◆ Problem to work on
Your task is to output the listing word for word, with pictures excluded.

====== Source data ======

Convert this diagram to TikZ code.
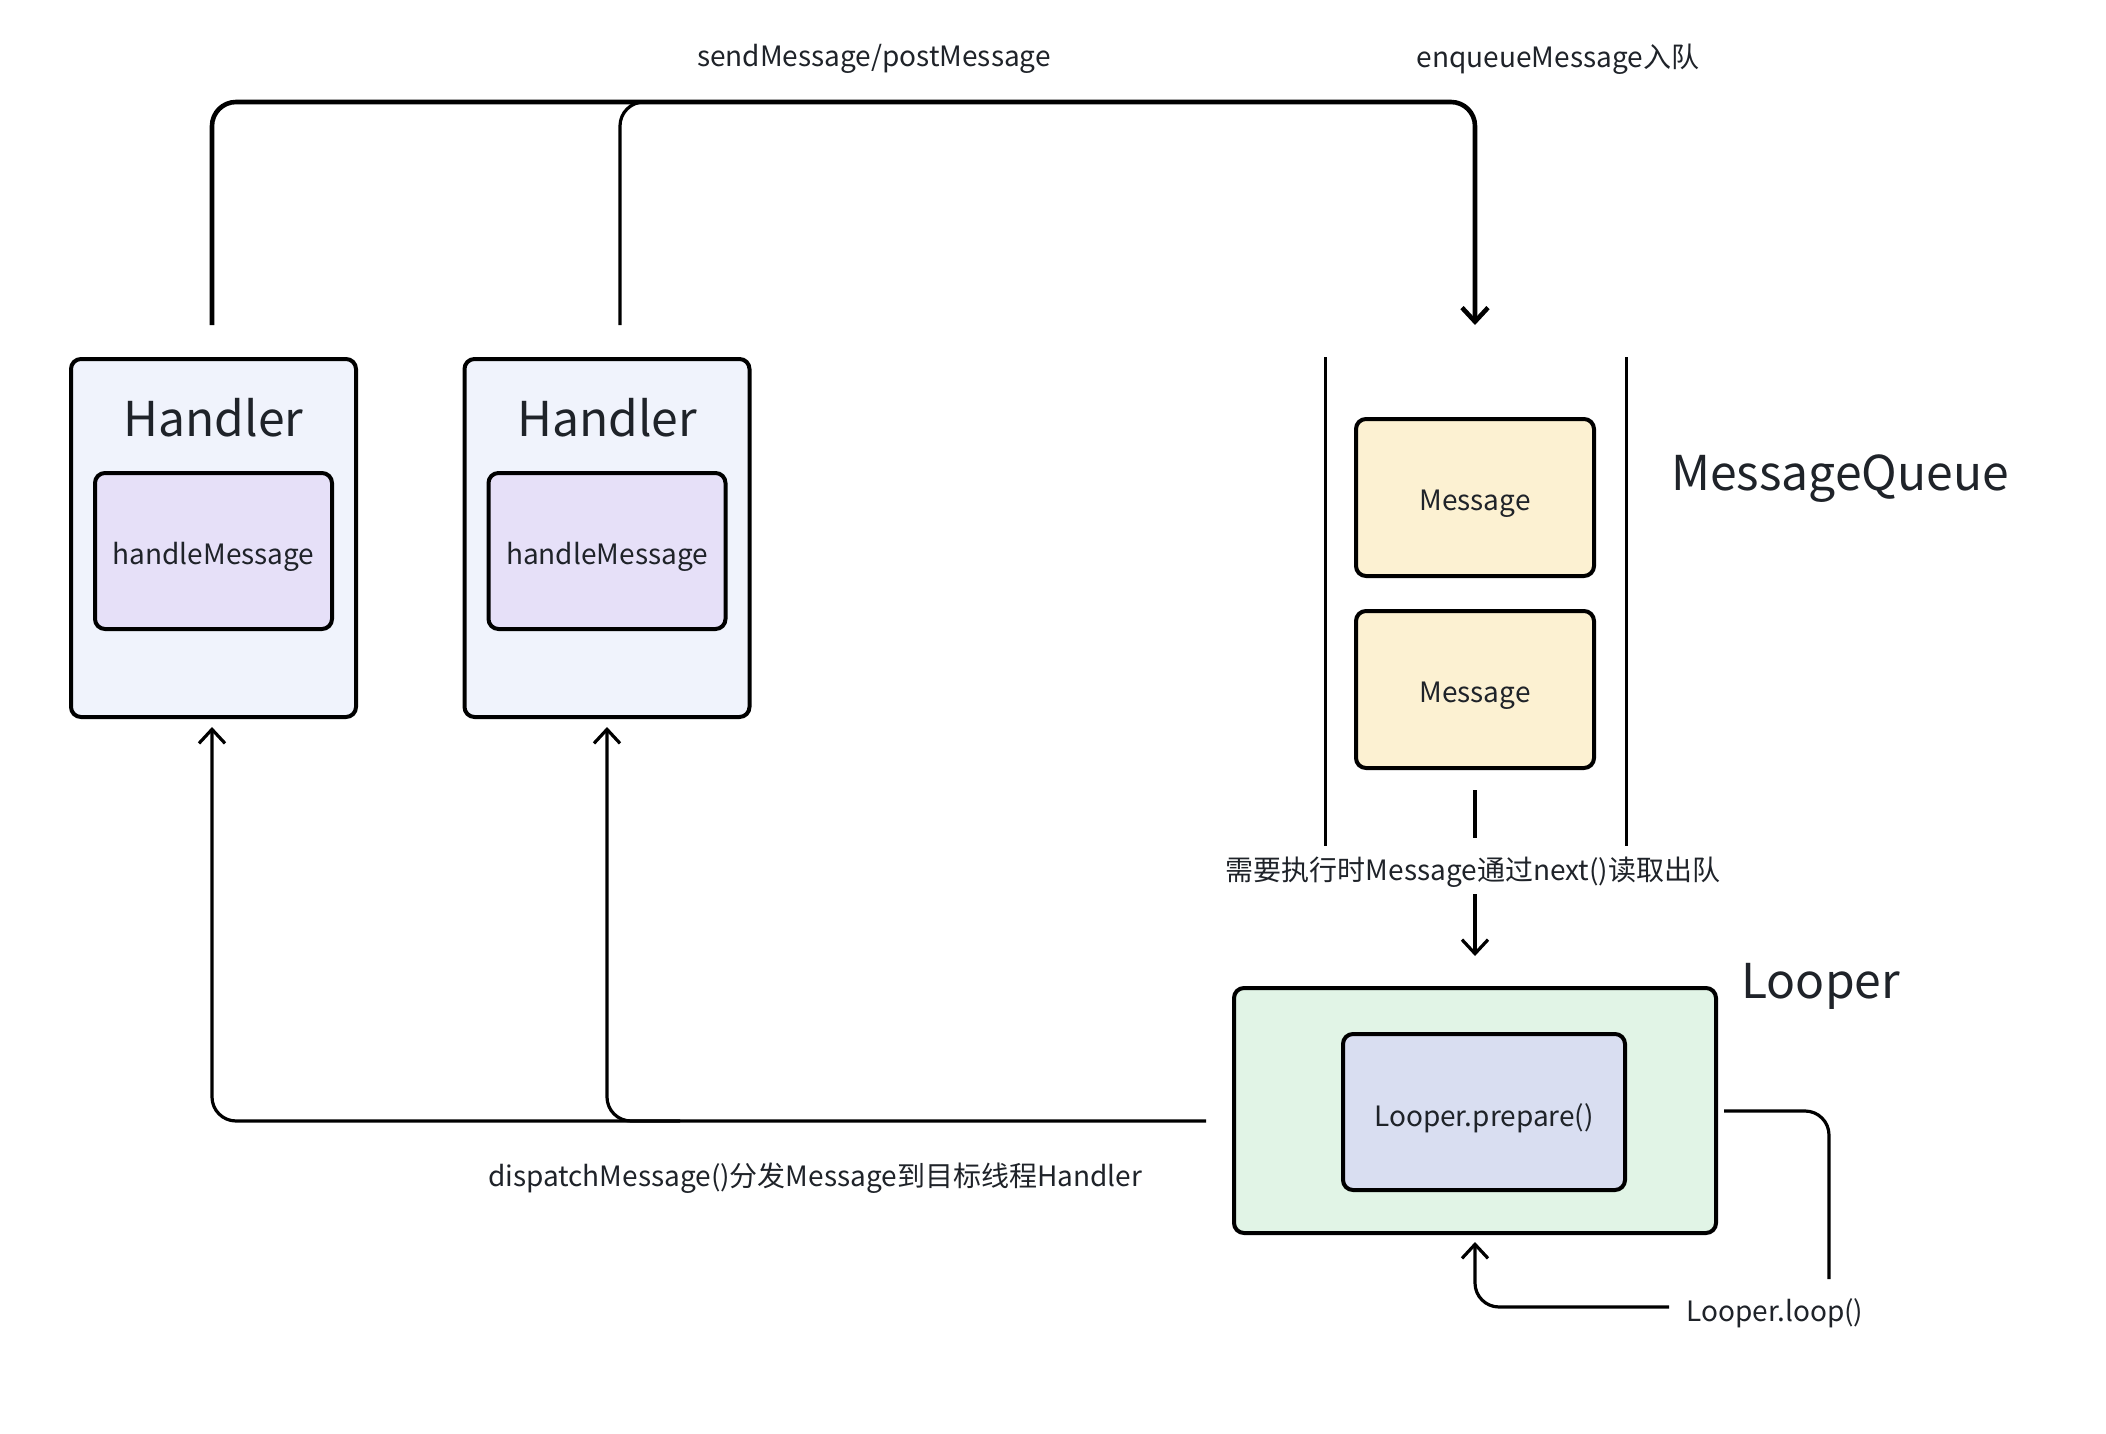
\documentclass[tikz,border=0pt]{standalone}
\usepackage{fontspec}
\setmainfont{Noto Sans CJK SC}
\usetikzlibrary{arrows.meta,calc}
\definecolor{txt}{HTML}{1F2329}
\definecolor{hfill}{HTML}{F0F3FC}
\definecolor{hinner}{HTML}{E6E0F8}
\definecolor{mfill}{HTML}{FCF1D2}
\definecolor{lfill}{HTML}{E1F4E6}
\definecolor{linner}{HTML}{D9DEF1}
\tikzset{
  box/.style={draw=black, line width=2pt, rounded corners=5pt, inner sep=0pt},
  big/.style={text=txt, font=\fontsize{24}{28}\selectfont, inner sep=0pt},
  small/.style={text=txt, font=\fontsize{14}{17}\selectfont, inner sep=0pt},
  conn/.style={line width=1.6pt, rounded corners=12pt},
  thick conn/.style={line width=2.3pt, rounded corners=12pt},
  tip/.style={-{Straight Barb[length=7pt,width=13pt,line width=1.6pt]}},
  bigtip/.style={-{Straight Barb[length=7pt,width=13pt,line width=2.3pt]}},
}
\begin{document}
\begin{tikzpicture}[x=0.5pt,y=-0.5pt]
\useasboundingbox[fill=white] (0,0) rectangle (2106,1434);

% Handlers
\node[box, fill=hfill, minimum width=142.5pt, minimum height=179pt] (h1) at (213.5,538) {};
\node[box, fill=hinner, minimum width=118.5pt, minimum height=78pt] (h1i) at (213.5,551) {};
\node[small] (h1t) at (213.5,557) {handleMessage};
\node[big] (h1n) at (213.5,418) {Handler};

\node[box, fill=hfill, minimum width=142.5pt, minimum height=179pt] (h2) at (607,538) {};
\node[box, fill=hinner, minimum width=118.5pt, minimum height=78pt] (h2i) at (607,551) {};
\node[small] (h2t) at (607,557) {handleMessage};
\node[big] (h2n) at (607,418) {Handler};

% MessageQueue
\coordinate (qlt) at (1325,357);
\coordinate (qlb) at (1325,846);
\coordinate (qrt) at (1626,357);
\coordinate (qrb) at (1626,846);
\draw[line width=1.5pt] (qlt) -- (qlb);
\draw[line width=1.5pt] (qrt) -- (qrb);
\node[box, fill=mfill, minimum width=119pt, minimum height=78.5pt] (m1) at (1475,497.5) {};
\node[small] (m1t) at (1475,504) {Message};
\node[box, fill=mfill, minimum width=119pt, minimum height=78.5pt] (m2) at (1475,689.5) {};
\node[small] (m2t) at (1475,696) {Message};
\node[big, anchor=west] (mq) at (1671,479) {MessageQueue};

% Looper
\node[box, fill=lfill, minimum width=241pt, minimum height=122.5pt] (lp) at (1475,1110.5) {};
\node[box, fill=linner, minimum width=141pt, minimum height=78pt] (lpi) at (1484,1112) {};
\node[small] (lpt) at (1484,1118) {Looper.prepare()};
\node[big, anchor=west] (lpn) at (1741,986) {Looper};

% top connectors
\coordinate (s1) at (212,325);
\coordinate (s2) at (620,325);
\coordinate (qin) at (1475,325);
\draw[thick conn, bigtip] (s1) -- (212,102) -- (1475,102) -- (qin);
\draw[conn] (s2) -- (620,102) -- (720,102);
\node[small] (lsend) at (874,59) {sendMessage/postMessage};
\node[small] (lenq) at (1558,59) {enqueueMessage入队};

% dequeue
\coordinate (d1) at (1475,790);
\coordinate (d2) at (1475,838);
\coordinate (d3) at (1475,894);
\coordinate (d4) at (1475,956);
\draw[line width=1.6pt] (d1) -- (d2);
\node[small] (ldeq) at (1473,872) {需要执行时Message通过next()读取出队};
\draw[line width=1.6pt, tip] (d3) -- (d4);

% dispatch
\coordinate (ds) at (1206,1121);
\coordinate (a1) at (212,727);
\coordinate (a2) at (607,727);
\draw[conn, tip] (ds) -- (212,1121) -- (a1);
\draw[conn, tip] (680,1121) -- (607,1121) -- (a2);
\node[small] (ldis) at (815,1178) {dispatchMessage()分发Message到目标线程Handler};

% loop
\coordinate (l1) at (1724,1111);
\coordinate (l2) at (1829,1279);
\draw[conn] (l1) -- (1829,1111) -- (l2);
\node[small] (lloop) at (1775,1313) {Looper.loop()};
\coordinate (l3) at (1669,1307);
\coordinate (l4) at (1475,1242);
\draw[conn, tip] (l3) -- (1475,1307) -- (l4);
\end{tikzpicture}
\end{document}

======

◆ Response for this exercise
Convert this diagram to TikZ code.
\documentclass[tikz,border=0pt]{standalone}
\usepackage{fontspec}
\setmainfont{Noto Sans CJK SC}
\usetikzlibrary{arrows.meta,calc}
\definecolor{txt}{HTML}{1F2329}
\definecolor{hfill}{HTML}{F0F3FC}
\definecolor{hinner}{HTML}{E6E0F8}
\definecolor{mfill}{HTML}{FCF1D2}
\definecolor{lfill}{HTML}{E1F4E6}
\definecolor{linner}{HTML}{D9DEF1}
\tikzset{
  box/.style={draw=black, line width=2pt, rounded corners=5pt, inner sep=0pt},
  big/.style={text=txt, font=\fontsize{24}{28}\selectfont, inner sep=0pt},
  small/.style={text=txt, font=\fontsize{14}{17}\selectfont, inner sep=0pt},
  conn/.style={line width=1.6pt, rounded corners=12pt},
  thick conn/.style={line width=2.3pt, rounded corners=12pt},
  tip/.style={-{Straight Barb[length=7pt,width=13pt,line width=1.6pt]}},
  bigtip/.style={-{Straight Barb[length=7pt,width=13pt,line width=2.3pt]}},
}
\begin{document}
\begin{tikzpicture}[x=0.5pt,y=-0.5pt]
\useasboundingbox[fill=white] (0,0) rectangle (2106,1434);

% Handlers
\node[box, fill=hfill, minimum width=142.5pt, minimum height=179pt] (h1) at (213.5,538) {};
\node[box, fill=hinner, minimum width=118.5pt, minimum height=78pt] (h1i) at (213.5,551) {};
\node[small] (h1t) at (213.5,557) {handleMessage};
\node[big] (h1n) at (213.5,418) {Handler};

\node[box, fill=hfill, minimum width=142.5pt, minimum height=179pt] (h2) at (607,538) {};
\node[box, fill=hinner, minimum width=118.5pt, minimum height=78pt] (h2i) at (607,551) {};
\node[small] (h2t) at (607,557) {handleMessage};
\node[big] (h2n) at (607,418) {Handler};

% MessageQueue
\coordinate (qlt) at (1325,357);
\coordinate (qlb) at (1325,846);
\coordinate (qrt) at (1626,357);
\coordinate (qrb) at (1626,846);
\draw[line width=1.5pt] (qlt) -- (qlb);
\draw[line width=1.5pt] (qrt) -- (qrb);
\node[box, fill=mfill, minimum width=119pt, minimum height=78.5pt] (m1) at (1475,497.5) {};
\node[small] (m1t) at (1475,504) {Message};
\node[box, fill=mfill, minimum width=119pt, minimum height=78.5pt] (m2) at (1475,689.5) {};
\node[small] (m2t) at (1475,696) {Message};
\node[big, anchor=west] (mq) at (1671,479) {MessageQueue};

% Looper
\node[box, fill=lfill, minimum width=241pt, minimum height=122.5pt] (lp) at (1475,1110.5) {};
\node[box, fill=linner, minimum width=141pt, minimum height=78pt] (lpi) at (1484,1112) {};
\node[small] (lpt) at (1484,1118) {Looper.prepare()};
\node[big, anchor=west] (lpn) at (1741,986) {Looper};

% top connectors
\coordinate (s1) at (212,325);
\coordinate (s2) at (620,325);
\coordinate (qin) at (1475,325);
\draw[thick conn, bigtip] (s1) -- (212,102) -- (1475,102) -- (qin);
\draw[conn] (s2) -- (620,102) -- (720,102);
\node[small] (lsend) at (874,59) {sendMessage/postMessage};
\node[small] (lenq) at (1558,59) {enqueueMessage入队};

% dequeue
\coordinate (d1) at (1475,790);
\coordinate (d2) at (1475,838);
\coordinate (d3) at (1475,894);
\coordinate (d4) at (1475,956);
\draw[line width=1.6pt] (d1) -- (d2);
\node[small] (ldeq) at (1473,872) {需要执行时Message通过next()读取出队};
\draw[line width=1.6pt, tip] (d3) -- (d4);

% dispatch
\coordinate (ds) at (1206,1121);
\coordinate (a1) at (212,727);
\coordinate (a2) at (607,727);
\draw[conn, tip] (ds) -- (212,1121) -- (a1);
\draw[conn, tip] (680,1121) -- (607,1121) -- (a2);
\node[small] (ldis) at (815,1178) {dispatchMessage()分发Message到目标线程Handler};

% loop
\coordinate (l1) at (1724,1111);
\coordinate (l2) at (1829,1279);
\draw[conn] (l1) -- (1829,1111) -- (l2);
\node[small] (lloop) at (1775,1313) {Looper.loop()};
\coordinate (l3) at (1669,1307);
\coordinate (l4) at (1475,1242);
\draw[conn, tip] (l3) -- (1475,1307) -- (l4);
\end{tikzpicture}
\end{document}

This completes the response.